◆ What to produce
Transcribe exactly the lines from the one containing "Emit a Python" through the one containing "color='black', lw=1.0, linestyle=dash)", both included, and leave out any pictures.

◆ Records for this task
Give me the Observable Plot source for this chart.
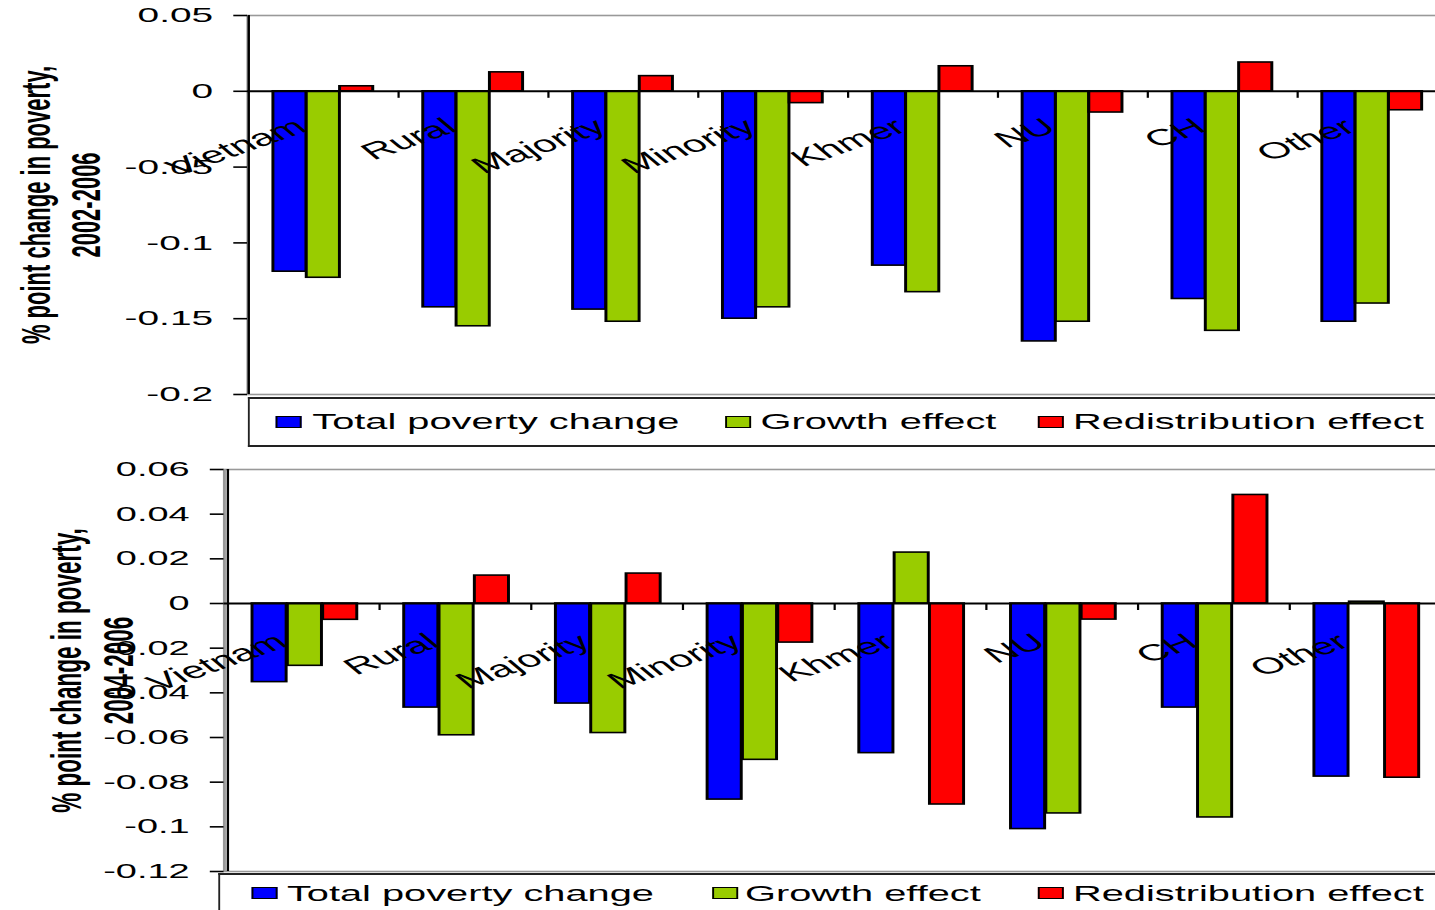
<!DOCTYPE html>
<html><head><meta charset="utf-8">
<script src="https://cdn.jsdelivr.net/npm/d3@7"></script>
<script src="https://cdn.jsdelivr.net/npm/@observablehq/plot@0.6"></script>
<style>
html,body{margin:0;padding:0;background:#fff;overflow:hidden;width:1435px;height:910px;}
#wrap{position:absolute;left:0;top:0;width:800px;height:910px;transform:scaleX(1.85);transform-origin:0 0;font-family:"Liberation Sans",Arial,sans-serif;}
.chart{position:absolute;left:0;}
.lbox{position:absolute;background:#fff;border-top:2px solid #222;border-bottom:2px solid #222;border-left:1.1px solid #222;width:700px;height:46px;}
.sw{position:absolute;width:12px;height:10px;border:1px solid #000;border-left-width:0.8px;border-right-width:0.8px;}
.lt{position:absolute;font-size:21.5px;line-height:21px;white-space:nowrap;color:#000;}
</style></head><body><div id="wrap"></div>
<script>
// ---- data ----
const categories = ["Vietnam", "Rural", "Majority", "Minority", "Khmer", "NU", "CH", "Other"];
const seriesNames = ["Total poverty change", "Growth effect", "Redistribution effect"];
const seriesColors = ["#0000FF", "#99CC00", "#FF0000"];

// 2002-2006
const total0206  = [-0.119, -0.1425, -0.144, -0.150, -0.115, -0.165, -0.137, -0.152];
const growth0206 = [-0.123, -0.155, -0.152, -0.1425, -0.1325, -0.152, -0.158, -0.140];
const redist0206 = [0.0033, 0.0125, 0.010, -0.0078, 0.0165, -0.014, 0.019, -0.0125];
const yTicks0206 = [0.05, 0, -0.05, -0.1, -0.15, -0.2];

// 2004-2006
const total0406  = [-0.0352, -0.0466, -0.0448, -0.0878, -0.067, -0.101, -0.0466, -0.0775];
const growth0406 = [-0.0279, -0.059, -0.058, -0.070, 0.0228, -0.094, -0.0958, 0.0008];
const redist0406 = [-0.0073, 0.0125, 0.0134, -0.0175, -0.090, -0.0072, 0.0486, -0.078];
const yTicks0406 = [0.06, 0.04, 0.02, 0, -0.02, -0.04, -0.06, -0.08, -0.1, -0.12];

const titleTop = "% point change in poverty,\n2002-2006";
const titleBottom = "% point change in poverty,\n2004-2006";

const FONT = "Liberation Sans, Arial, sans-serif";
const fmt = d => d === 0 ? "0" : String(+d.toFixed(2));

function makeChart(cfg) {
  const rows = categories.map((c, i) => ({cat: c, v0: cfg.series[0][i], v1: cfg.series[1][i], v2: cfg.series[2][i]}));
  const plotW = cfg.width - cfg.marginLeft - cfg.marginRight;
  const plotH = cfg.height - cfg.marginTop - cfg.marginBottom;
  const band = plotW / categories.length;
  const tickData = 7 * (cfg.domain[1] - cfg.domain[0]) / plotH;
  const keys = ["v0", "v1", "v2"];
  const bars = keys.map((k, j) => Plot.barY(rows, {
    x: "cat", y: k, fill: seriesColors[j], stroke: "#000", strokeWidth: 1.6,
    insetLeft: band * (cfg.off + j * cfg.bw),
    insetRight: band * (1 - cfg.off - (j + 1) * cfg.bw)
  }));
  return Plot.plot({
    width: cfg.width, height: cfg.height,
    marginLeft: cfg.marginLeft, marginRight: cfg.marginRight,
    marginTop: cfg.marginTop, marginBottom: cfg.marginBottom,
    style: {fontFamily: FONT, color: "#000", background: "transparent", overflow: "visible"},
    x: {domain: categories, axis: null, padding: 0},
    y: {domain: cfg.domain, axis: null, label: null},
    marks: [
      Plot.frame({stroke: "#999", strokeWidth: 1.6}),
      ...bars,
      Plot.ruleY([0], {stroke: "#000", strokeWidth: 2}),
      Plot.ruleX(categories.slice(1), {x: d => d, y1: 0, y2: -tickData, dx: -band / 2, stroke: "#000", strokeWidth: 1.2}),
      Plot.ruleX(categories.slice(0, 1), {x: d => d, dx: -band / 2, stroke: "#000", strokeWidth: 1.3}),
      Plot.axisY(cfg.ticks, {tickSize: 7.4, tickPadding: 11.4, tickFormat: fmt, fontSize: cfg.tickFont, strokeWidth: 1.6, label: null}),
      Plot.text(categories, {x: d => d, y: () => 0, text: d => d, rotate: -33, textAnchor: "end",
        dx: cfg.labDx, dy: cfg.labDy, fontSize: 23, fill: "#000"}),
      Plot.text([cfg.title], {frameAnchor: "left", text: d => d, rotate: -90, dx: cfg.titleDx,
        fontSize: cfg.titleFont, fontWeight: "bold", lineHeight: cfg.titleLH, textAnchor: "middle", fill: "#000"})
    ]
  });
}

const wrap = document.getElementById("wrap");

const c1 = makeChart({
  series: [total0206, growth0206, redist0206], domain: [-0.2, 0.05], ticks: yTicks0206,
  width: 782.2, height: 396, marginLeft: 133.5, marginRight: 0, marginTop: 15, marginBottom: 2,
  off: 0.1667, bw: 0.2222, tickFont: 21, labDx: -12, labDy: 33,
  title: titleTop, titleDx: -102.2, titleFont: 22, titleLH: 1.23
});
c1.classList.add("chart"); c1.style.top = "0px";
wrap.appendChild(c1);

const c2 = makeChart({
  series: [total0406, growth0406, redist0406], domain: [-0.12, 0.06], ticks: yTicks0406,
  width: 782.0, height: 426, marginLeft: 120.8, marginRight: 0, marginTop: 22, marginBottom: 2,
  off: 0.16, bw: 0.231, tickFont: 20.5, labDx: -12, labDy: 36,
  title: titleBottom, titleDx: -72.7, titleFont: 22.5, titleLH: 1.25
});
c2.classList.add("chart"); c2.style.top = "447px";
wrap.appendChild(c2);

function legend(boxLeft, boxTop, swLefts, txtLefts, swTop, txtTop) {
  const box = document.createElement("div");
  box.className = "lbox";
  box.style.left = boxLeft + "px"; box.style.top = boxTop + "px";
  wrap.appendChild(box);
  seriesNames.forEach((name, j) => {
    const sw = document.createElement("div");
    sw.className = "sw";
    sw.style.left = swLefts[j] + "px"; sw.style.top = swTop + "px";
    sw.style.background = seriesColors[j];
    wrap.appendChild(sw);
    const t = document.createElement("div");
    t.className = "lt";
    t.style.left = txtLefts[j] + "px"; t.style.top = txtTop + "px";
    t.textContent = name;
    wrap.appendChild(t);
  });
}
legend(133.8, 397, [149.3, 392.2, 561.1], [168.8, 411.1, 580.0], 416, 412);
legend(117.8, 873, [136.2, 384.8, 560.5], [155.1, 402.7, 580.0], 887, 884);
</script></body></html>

* * *

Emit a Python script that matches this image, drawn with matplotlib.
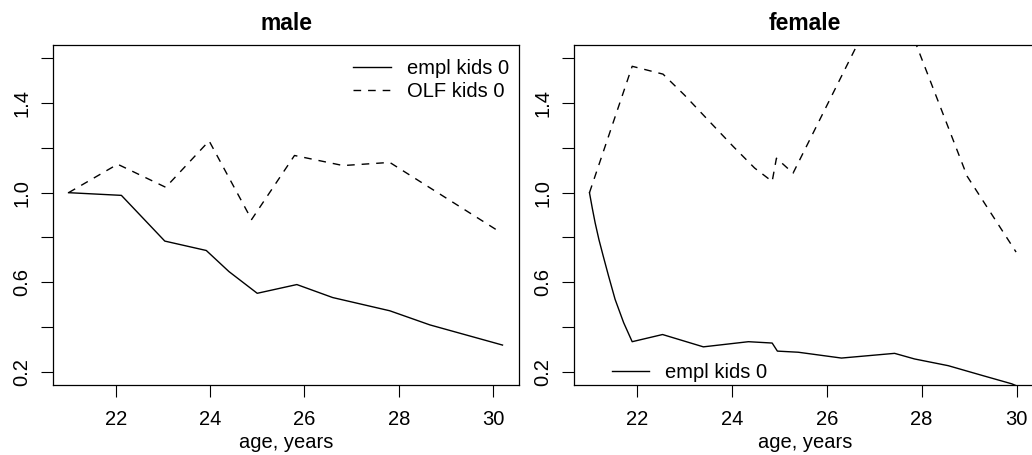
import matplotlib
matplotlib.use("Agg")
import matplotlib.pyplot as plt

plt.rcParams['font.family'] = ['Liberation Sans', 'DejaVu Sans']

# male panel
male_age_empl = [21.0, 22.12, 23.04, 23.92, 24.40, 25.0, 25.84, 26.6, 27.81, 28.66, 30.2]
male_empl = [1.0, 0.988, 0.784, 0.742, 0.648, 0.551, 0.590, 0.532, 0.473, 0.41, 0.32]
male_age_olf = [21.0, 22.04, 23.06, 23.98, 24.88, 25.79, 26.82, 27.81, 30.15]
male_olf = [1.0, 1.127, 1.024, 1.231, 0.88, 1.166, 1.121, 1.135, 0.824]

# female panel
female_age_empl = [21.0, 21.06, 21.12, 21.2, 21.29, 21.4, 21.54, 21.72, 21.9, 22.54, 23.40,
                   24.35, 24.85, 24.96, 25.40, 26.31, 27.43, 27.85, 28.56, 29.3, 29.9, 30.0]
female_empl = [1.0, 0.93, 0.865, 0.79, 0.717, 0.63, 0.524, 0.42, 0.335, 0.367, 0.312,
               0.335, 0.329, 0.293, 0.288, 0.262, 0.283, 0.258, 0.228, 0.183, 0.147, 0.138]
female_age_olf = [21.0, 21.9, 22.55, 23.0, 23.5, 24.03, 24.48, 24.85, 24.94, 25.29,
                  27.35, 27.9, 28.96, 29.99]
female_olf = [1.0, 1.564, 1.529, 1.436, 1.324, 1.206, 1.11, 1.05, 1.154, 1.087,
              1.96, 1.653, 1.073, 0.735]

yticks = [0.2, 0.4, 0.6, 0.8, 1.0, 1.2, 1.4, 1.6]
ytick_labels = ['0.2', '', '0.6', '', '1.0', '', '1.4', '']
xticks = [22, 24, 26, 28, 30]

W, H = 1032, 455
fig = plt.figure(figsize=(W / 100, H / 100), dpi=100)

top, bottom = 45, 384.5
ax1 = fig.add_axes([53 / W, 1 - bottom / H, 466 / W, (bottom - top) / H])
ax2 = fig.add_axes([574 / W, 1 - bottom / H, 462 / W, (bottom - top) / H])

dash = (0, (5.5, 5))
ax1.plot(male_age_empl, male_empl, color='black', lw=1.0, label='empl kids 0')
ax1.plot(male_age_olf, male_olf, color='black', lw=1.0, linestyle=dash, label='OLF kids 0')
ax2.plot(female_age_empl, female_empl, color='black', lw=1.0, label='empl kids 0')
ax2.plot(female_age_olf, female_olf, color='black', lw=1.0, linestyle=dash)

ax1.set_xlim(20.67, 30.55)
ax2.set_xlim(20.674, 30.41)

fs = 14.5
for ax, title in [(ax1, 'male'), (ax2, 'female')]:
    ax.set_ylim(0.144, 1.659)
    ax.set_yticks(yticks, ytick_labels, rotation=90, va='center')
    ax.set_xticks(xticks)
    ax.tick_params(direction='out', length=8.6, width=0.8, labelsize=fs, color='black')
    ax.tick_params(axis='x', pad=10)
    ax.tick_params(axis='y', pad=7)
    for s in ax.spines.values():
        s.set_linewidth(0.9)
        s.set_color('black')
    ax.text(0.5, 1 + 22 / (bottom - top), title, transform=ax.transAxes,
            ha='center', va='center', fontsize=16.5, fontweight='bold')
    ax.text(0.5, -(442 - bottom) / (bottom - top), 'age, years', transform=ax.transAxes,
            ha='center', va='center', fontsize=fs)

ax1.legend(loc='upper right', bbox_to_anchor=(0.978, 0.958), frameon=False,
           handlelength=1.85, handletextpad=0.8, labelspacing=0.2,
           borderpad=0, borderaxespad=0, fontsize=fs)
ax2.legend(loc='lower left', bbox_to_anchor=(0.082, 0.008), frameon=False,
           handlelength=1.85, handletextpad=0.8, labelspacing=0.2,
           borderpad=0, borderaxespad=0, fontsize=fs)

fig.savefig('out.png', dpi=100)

--

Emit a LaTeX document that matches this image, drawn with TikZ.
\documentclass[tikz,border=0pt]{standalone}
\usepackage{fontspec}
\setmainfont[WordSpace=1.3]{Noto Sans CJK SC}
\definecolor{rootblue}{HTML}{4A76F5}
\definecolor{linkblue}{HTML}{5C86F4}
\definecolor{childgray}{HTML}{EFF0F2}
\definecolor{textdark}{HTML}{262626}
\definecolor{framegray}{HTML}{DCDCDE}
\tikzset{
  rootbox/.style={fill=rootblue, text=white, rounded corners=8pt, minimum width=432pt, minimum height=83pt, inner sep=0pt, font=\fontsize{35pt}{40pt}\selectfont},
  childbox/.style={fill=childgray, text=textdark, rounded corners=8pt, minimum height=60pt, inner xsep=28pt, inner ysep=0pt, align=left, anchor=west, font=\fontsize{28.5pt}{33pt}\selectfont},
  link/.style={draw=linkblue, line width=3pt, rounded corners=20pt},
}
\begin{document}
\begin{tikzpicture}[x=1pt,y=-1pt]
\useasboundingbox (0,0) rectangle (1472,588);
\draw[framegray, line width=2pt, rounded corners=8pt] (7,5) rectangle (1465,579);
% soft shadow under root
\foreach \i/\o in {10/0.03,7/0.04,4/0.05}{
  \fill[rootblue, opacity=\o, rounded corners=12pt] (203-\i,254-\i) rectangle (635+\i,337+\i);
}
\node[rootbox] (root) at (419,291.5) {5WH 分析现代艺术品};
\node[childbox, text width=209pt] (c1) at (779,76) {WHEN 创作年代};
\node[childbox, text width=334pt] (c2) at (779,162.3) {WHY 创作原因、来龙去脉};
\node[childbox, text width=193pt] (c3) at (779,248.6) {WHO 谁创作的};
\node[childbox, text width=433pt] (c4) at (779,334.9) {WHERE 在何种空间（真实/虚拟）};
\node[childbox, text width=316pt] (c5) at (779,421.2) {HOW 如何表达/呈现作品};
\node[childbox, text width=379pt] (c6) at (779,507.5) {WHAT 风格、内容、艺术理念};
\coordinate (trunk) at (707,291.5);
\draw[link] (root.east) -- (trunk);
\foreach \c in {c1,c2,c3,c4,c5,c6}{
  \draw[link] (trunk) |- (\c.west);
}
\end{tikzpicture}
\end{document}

◆ Response
Emit a Python script that matches this image, drawn with matplotlib.
import matplotlib
matplotlib.use("Agg")
import matplotlib.pyplot as plt

plt.rcParams['font.family'] = ['Liberation Sans', 'DejaVu Sans']

# male panel
male_age_empl = [21.0, 22.12, 23.04, 23.92, 24.40, 25.0, 25.84, 26.6, 27.81, 28.66, 30.2]
male_empl = [1.0, 0.988, 0.784, 0.742, 0.648, 0.551, 0.590, 0.532, 0.473, 0.41, 0.32]
male_age_olf = [21.0, 22.04, 23.06, 23.98, 24.88, 25.79, 26.82, 27.81, 30.15]
male_olf = [1.0, 1.127, 1.024, 1.231, 0.88, 1.166, 1.121, 1.135, 0.824]

# female panel
female_age_empl = [21.0, 21.06, 21.12, 21.2, 21.29, 21.4, 21.54, 21.72, 21.9, 22.54, 23.40,
                   24.35, 24.85, 24.96, 25.40, 26.31, 27.43, 27.85, 28.56, 29.3, 29.9, 30.0]
female_empl = [1.0, 0.93, 0.865, 0.79, 0.717, 0.63, 0.524, 0.42, 0.335, 0.367, 0.312,
               0.335, 0.329, 0.293, 0.288, 0.262, 0.283, 0.258, 0.228, 0.183, 0.147, 0.138]
female_age_olf = [21.0, 21.9, 22.55, 23.0, 23.5, 24.03, 24.48, 24.85, 24.94, 25.29,
                  27.35, 27.9, 28.96, 29.99]
female_olf = [1.0, 1.564, 1.529, 1.436, 1.324, 1.206, 1.11, 1.05, 1.154, 1.087,
              1.96, 1.653, 1.073, 0.735]

yticks = [0.2, 0.4, 0.6, 0.8, 1.0, 1.2, 1.4, 1.6]
ytick_labels = ['0.2', '', '0.6', '', '1.0', '', '1.4', '']
xticks = [22, 24, 26, 28, 30]

W, H = 1032, 455
fig = plt.figure(figsize=(W / 100, H / 100), dpi=100)

top, bottom = 45, 384.5
ax1 = fig.add_axes([53 / W, 1 - bottom / H, 466 / W, (bottom - top) / H])
ax2 = fig.add_axes([574 / W, 1 - bottom / H, 462 / W, (bottom - top) / H])

dash = (0, (5.5, 5))
ax1.plot(male_age_empl, male_empl, color='black', lw=1.0, label='empl kids 0')
ax1.plot(male_age_olf, male_olf, color='black', lw=1.0, linestyle=dash, label='OLF kids 0')
ax2.plot(female_age_empl, female_empl, color='black', lw=1.0, label='empl kids 0')
ax2.plot(female_age_olf, female_olf, color='black', lw=1.0, linestyle=dash)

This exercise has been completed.